## Work to be completed:
Retype the whole listing, please, keeping every line exact and dropping the pictures.
━━━━━━━━━━━━━━━━━━━━
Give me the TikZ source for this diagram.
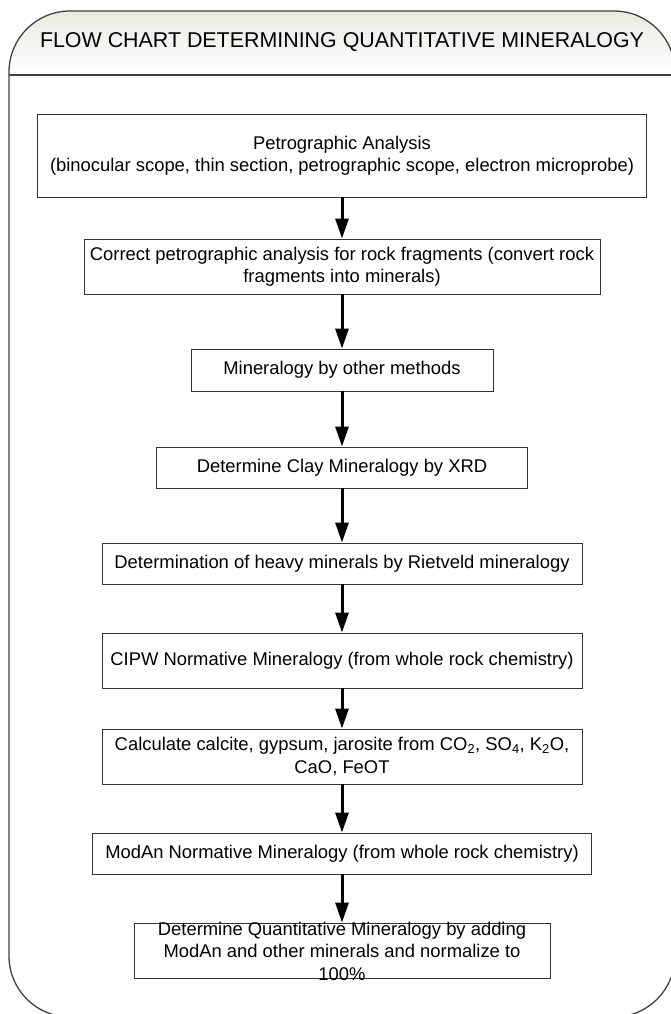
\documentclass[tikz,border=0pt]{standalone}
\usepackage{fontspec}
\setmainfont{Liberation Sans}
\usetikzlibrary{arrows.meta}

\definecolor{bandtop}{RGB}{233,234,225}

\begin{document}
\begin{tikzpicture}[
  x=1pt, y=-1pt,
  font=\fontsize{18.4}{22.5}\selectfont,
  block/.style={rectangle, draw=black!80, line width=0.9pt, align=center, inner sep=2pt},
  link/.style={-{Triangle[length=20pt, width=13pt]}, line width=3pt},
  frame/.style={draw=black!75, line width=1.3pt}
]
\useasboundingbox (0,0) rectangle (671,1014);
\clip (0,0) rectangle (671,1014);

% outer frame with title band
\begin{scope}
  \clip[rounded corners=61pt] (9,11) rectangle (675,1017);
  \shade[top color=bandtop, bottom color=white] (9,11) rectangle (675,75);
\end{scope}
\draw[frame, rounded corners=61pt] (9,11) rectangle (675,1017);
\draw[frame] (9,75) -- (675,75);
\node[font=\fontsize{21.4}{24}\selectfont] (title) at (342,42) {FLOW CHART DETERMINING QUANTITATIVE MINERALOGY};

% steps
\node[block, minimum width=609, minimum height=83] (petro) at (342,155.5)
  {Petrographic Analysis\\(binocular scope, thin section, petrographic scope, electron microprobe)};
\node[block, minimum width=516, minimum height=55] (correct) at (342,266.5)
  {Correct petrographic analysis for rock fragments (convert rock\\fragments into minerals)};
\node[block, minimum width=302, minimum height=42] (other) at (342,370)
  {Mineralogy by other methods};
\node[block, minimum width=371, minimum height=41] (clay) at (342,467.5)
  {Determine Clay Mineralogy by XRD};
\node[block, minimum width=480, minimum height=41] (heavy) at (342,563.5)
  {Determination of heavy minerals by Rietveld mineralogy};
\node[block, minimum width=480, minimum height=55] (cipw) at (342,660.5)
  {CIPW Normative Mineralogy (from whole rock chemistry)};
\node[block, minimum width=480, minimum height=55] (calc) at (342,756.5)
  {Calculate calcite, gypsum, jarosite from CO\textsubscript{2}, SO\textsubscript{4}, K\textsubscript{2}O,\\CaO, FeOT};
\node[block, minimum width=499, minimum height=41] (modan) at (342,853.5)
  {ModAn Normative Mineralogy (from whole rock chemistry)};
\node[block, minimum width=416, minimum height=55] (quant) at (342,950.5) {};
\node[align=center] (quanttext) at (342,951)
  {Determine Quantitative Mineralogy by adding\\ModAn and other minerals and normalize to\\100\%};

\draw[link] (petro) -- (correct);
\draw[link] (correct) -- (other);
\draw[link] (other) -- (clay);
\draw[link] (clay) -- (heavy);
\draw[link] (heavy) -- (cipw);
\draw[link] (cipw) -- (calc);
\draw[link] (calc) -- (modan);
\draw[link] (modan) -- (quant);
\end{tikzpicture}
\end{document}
━━━━━━━━━━━━━━━━━━━━
## Right answer:
Give me the TikZ source for this diagram.
\documentclass[tikz,border=0pt]{standalone}
\usepackage{fontspec}
\setmainfont{Liberation Sans}
\usetikzlibrary{arrows.meta}

\definecolor{bandtop}{RGB}{233,234,225}

\begin{document}
\begin{tikzpicture}[
  x=1pt, y=-1pt,
  font=\fontsize{18.4}{22.5}\selectfont,
  block/.style={rectangle, draw=black!80, line width=0.9pt, align=center, inner sep=2pt},
  link/.style={-{Triangle[length=20pt, width=13pt]}, line width=3pt},
  frame/.style={draw=black!75, line width=1.3pt}
]
\useasboundingbox (0,0) rectangle (671,1014);
\clip (0,0) rectangle (671,1014);

% outer frame with title band
\begin{scope}
  \clip[rounded corners=61pt] (9,11) rectangle (675,1017);
  \shade[top color=bandtop, bottom color=white] (9,11) rectangle (675,75);
\end{scope}
\draw[frame, rounded corners=61pt] (9,11) rectangle (675,1017);
\draw[frame] (9,75) -- (675,75);
\node[font=\fontsize{21.4}{24}\selectfont] (title) at (342,42) {FLOW CHART DETERMINING QUANTITATIVE MINERALOGY};

% steps
\node[block, minimum width=609, minimum height=83] (petro) at (342,155.5)
  {Petrographic Analysis\\(binocular scope, thin section, petrographic scope, electron microprobe)};
\node[block, minimum width=516, minimum height=55] (correct) at (342,266.5)
  {Correct petrographic analysis for rock fragments (convert rock\\fragments into minerals)};
\node[block, minimum width=302, minimum height=42] (other) at (342,370)
  {Mineralogy by other methods};
\node[block, minimum width=371, minimum height=41] (clay) at (342,467.5)
  {Determine Clay Mineralogy by XRD};
\node[block, minimum width=480, minimum height=41] (heavy) at (342,563.5)
  {Determination of heavy minerals by Rietveld mineralogy};
\node[block, minimum width=480, minimum height=55] (cipw) at (342,660.5)
  {CIPW Normative Mineralogy (from whole rock chemistry)};
\node[block, minimum width=480, minimum height=55] (calc) at (342,756.5)
  {Calculate calcite, gypsum, jarosite from CO\textsubscript{2}, SO\textsubscript{4}, K\textsubscript{2}O,\\CaO, FeOT};
\node[block, minimum width=499, minimum height=41] (modan) at (342,853.5)
  {ModAn Normative Mineralogy (from whole rock chemistry)};
\node[block, minimum width=416, minimum height=55] (quant) at (342,950.5) {};
\node[align=center] (quanttext) at (342,951)
  {Determine Quantitative Mineralogy by adding\\ModAn and other minerals and normalize to\\100\%};

\draw[link] (petro) -- (correct);
\draw[link] (correct) -- (other);
\draw[link] (other) -- (clay);
\draw[link] (clay) -- (heavy);
\draw[link] (heavy) -- (cipw);
\draw[link] (cipw) -- (calc);
\draw[link] (calc) -- (modan);
\draw[link] (modan) -- (quant);
\end{tikzpicture}
\end{document}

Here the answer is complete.